La «pilëgra» fu, in pratica, un avvelenamento da sostanze guaste, mal conservate che si aveva là dove il lavoro era più duro, dove la miseria e la malnutrizione giocavano un ruolo fondamentale, quello di rendere più facile il contagio. Nelle nostre campagne del resto le condizioni di vita erano in genere avvilenti: ambienti malsani, case povere e sovraffollate, famiglie contadine in deplorevole promiscuità con gli animali. Fra le persone più esposte e vulnerabili ovviamente le donne, sempre pronte ad ogni sacrificio per i loro figli. Solo variando l’alimentazione dalla polenta al pane di frumento e passando ad una dieta più proteica si poteva salvare chi veniva colpito dal «terribile morbo».Va da sé che la vista dei malati incuteva pietà e orrore, basti pensare alla dolorosa descrizione, trovata in rete, di Carlo Maravalle nei suoi robusti versi[1].
Furono queste condizioni, disumane e di estrema miseria, a provocare le tante e note manifestazioni di ribellione contadina che scoppiarono e divamparono a più riprese nelle nostre campagne, in tutta la seconda metà dell’Ottocento.

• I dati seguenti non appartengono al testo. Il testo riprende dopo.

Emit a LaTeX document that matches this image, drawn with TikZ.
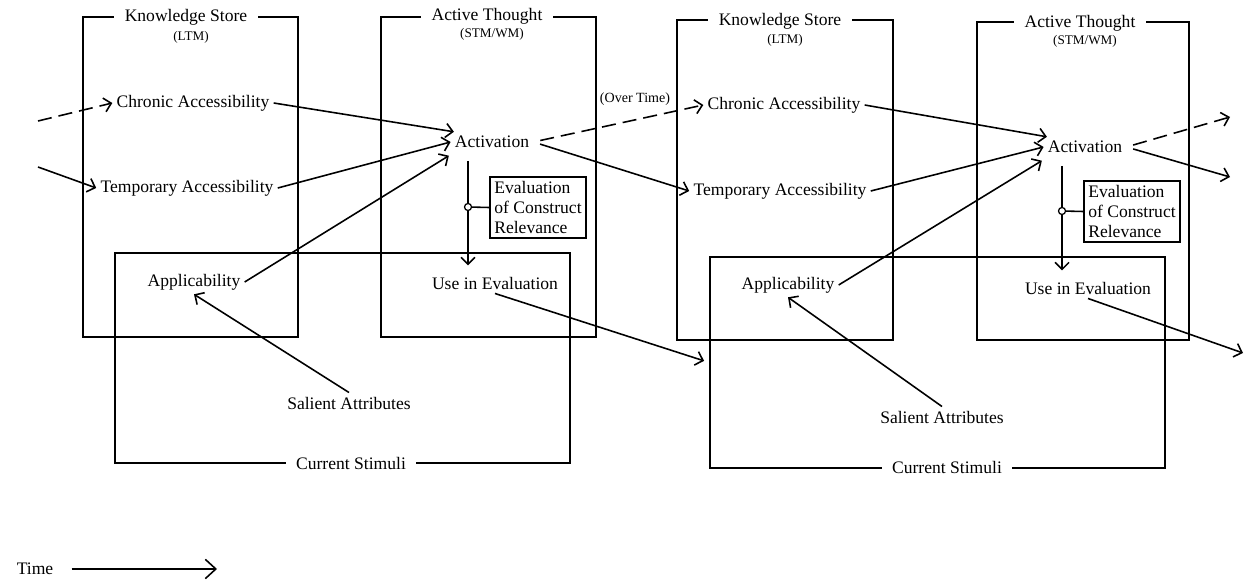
\documentclass[tikz,border=0pt]{standalone}
\usepackage{fontspec}
\setmainfont{Liberation Serif}
\usetikzlibrary{arrows.meta,fit}

\begin{document}
\begin{tikzpicture}[x=0.02cm,y=-0.02cm,line width=0.9pt,
  frame/.style={draw,inner sep=0pt,line width=1pt},
  title/.style={fill=white,inner xsep=6pt,inner ysep=1pt,font=\fontsize{10}{12}\selectfont},
  sub/.style={inner sep=0pt,font=\fontsize{7.5}{9}\selectfont},
  term/.style={inner sep=2pt,font=\fontsize{10}{12}\selectfont},
  evalbox/.style={draw,align=left,inner sep=2.5pt,line width=1pt,font=\fontsize{10}{11.5}\selectfont},
  knob/.style={circle,draw,fill=white,inner sep=0pt,minimum size=4pt,line width=0.7pt},
  arr/.style={-{Straight Barb[length=4pt,width=8pt]}},
  dashline/.style={dash pattern=on 8pt off 4pt},
]
\useasboundingbox (0,0) rectangle (1245,580);

% first step
\node[frame,fit={(83,17) (298,337)}] (ksA) {};
\node[frame,fit={(381,17) (596,337)}] (atA) {};
\node[frame,fit={(115,253) (570,463)}] (csA) {};
\node[title] (ksAt) at (186,17) {Knowledge Store};
\node[sub] (ksAs) at (191,37) {(LTM)};
\node[title] (atAt) at (487,16) {Active Thought};
\node[sub] (atAs) at (492,34) {(STM/WM)};
\node[title] (csAt) at (351,463) {Current Stimuli};

\node[term] (chronA) at (193,103) {Chronic Accessibility};
\node[term] (tempA) at (187,188) {Temporary Accessibility};
\node[term] (applA) at (194,282) {Applicability};
\node[term] (actA) at (492,142) {Activation};
\node[term] (useA) at (495,283) {Use in Evaluation};
\node[term] (salA) at (349,403) {Salient Attributes};
\node[evalbox] (evA) at (538,207.5) {Evaluation\\of Construct\\Relevance};
\coordinate (knobA) at (468,207);

% second step
\node[frame,fit={(677,20) (893,340)}] (ksB) {};
\node[frame,fit={(977,22) (1189,340)}] (atB) {};
\node[frame,fit={(710,257) (1165,468)}] (csB) {};
\node[title] (ksBt) at (780,21) {Knowledge Store};
\node[sub] (ksBs) at (785,40) {(LTM)};
\node[title] (atBt) at (1080,23) {Active Thought};
\node[sub] (atBs) at (1085,41) {(STM/WM)};
\node[title] (csBt) at (947,467) {Current Stimuli};

\node[term] (chronB) at (784,105) {Chronic Accessibility};
\node[term] (tempB) at (780,191) {Temporary Accessibility};
\node[term] (applB) at (788,285) {Applicability};
\node[term] (actB) at (1085,147) {Activation};
\node[term] (useB) at (1088,288) {Use in Evaluation};
\node[term] (salB) at (942,417) {Salient Attributes};
\node[evalbox] (evB) at (1132,211.5) {Evaluation\\of Construct\\Relevance};
\coordinate (knobB) at (1062,211);

% loose ends
\coordinate (inDashA) at (38,121);
\coordinate (inSolidA) at (38,167);
\coordinate (outDashB) at (1230,117);
\coordinate (outSolidB) at (1230,177);
\coordinate (outUseB) at (1243,353);

% links
\draw[arr,dashline] (inDashA) -- (chronA.west);
\draw[arr] (inSolidA) -- (tempA.west);
\draw[arr] (chronA.east) -- (actA.165);
\draw[arr] (tempA.east) -- (actA.west);
\draw[arr] (applA.east) -- ([xshift=-1pt,yshift=-2pt]actA.south west);
\draw[arr] (salA.north) -- (applA.south);
\draw[arr,shorten <=5pt,shorten >=4pt] (knobA |- actA.south) -- (knobA |- useA.north);
\draw (knobA) -- (evA.west);
\node[knob] at (knobA) {};

\draw[arr,dashline,shorten <=4pt] (actA.east) -- (chronB.west);
\node[sub,font=\fontsize{8}{9}\selectfont] (overT) at (635,99) {(Over Time)};
\draw[arr,shorten <=4pt] (actA.east) -- (tempB.west);
\draw[arr,shorten >=3pt] (useA.south) -- (csB.west);

\draw[arr] (chronB.east) -- (actB.165);
\draw[arr] (tempB.east) -- (actB.west);
\draw[arr] (applB.east) -- ([xshift=-1pt,yshift=-2pt]actB.south west);
\draw[arr] (salB.north) -- (applB.south);
\draw[arr,shorten <=5pt,shorten >=4pt] (knobB |- actB.south) -- (knobB |- useB.north);
\draw (knobB) -- (evB.west);
\node[knob] at (knobB) {};

\draw[arr,dashline,shorten <=4pt] (actB.east) -- (outDashB);
\draw[arr,shorten <=4pt] (actB.east) -- (outSolidB);
\draw[arr] (useB.south) -- (outUseB);

% time axis
\node[term] (timeL) at (35,569) {Time};
\coordinate (timeEnd) at (217,569);
\draw[-{Straight Barb[length=6pt,width=11pt]},shorten <=8pt] (timeL.east) -- (timeEnd);
\end{tikzpicture}
\end{document}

Nelle regioni Venete, fra le più colpite dal flagello della pellagra, si giunse a dire con giusta ragione: «Polenta da formenton / aqua de fosso / lavora ti paron / che mi no posso».

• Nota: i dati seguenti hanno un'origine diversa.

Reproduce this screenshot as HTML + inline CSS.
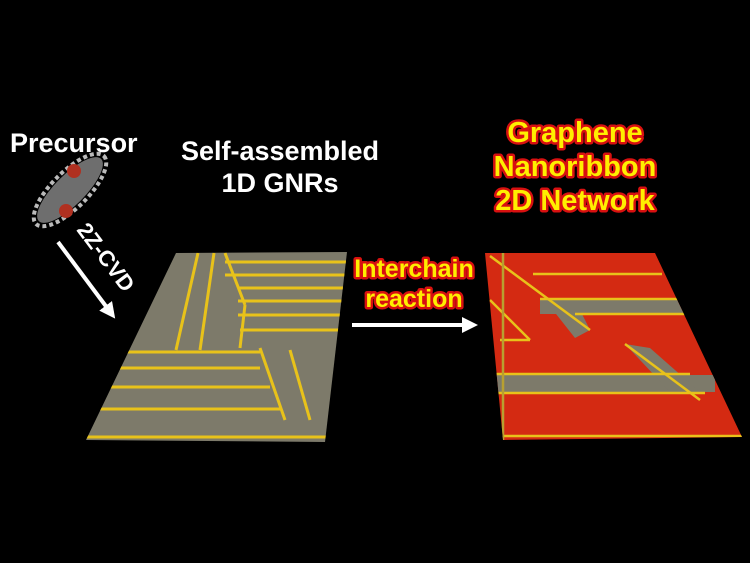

Nella foto: una donna colpita dalla malattia.
[1] Inaridito, sozzo, del color della segale / La pelle cascante a liste, screpolata e brutta,/ Delle funebri rose ambe le mani / Strano il gesto, il parlar, strana la voce / Or disperato traversava siepi, strade, fossati / Or s’ascondea, piangendo, nelle folte aree dei lontani boschi / Come del peccator langue il corpo, Satana afferra e più non abbandona / Il maledetto mal della miseria avea ghermito un infelice / Pazzo per via, per strada s’avvolgea gridando: / “Oh mia Teresa, Oh figli miei salvatevi”/ In uno spettro invisibile m’afferra, / Senza pietate e dal ritroso passo mi forza / Sei tu forse, Oh donna mia, che mi chiami a giacer nella tua fossa / Una pioggia di lacrime incessante, lenta, sente scrosciar qui nelle orecchie / Sono infuocate lacrime di due dannate / Son le mie figliole, han fame / Ed un tozzo non ho per disfamarle.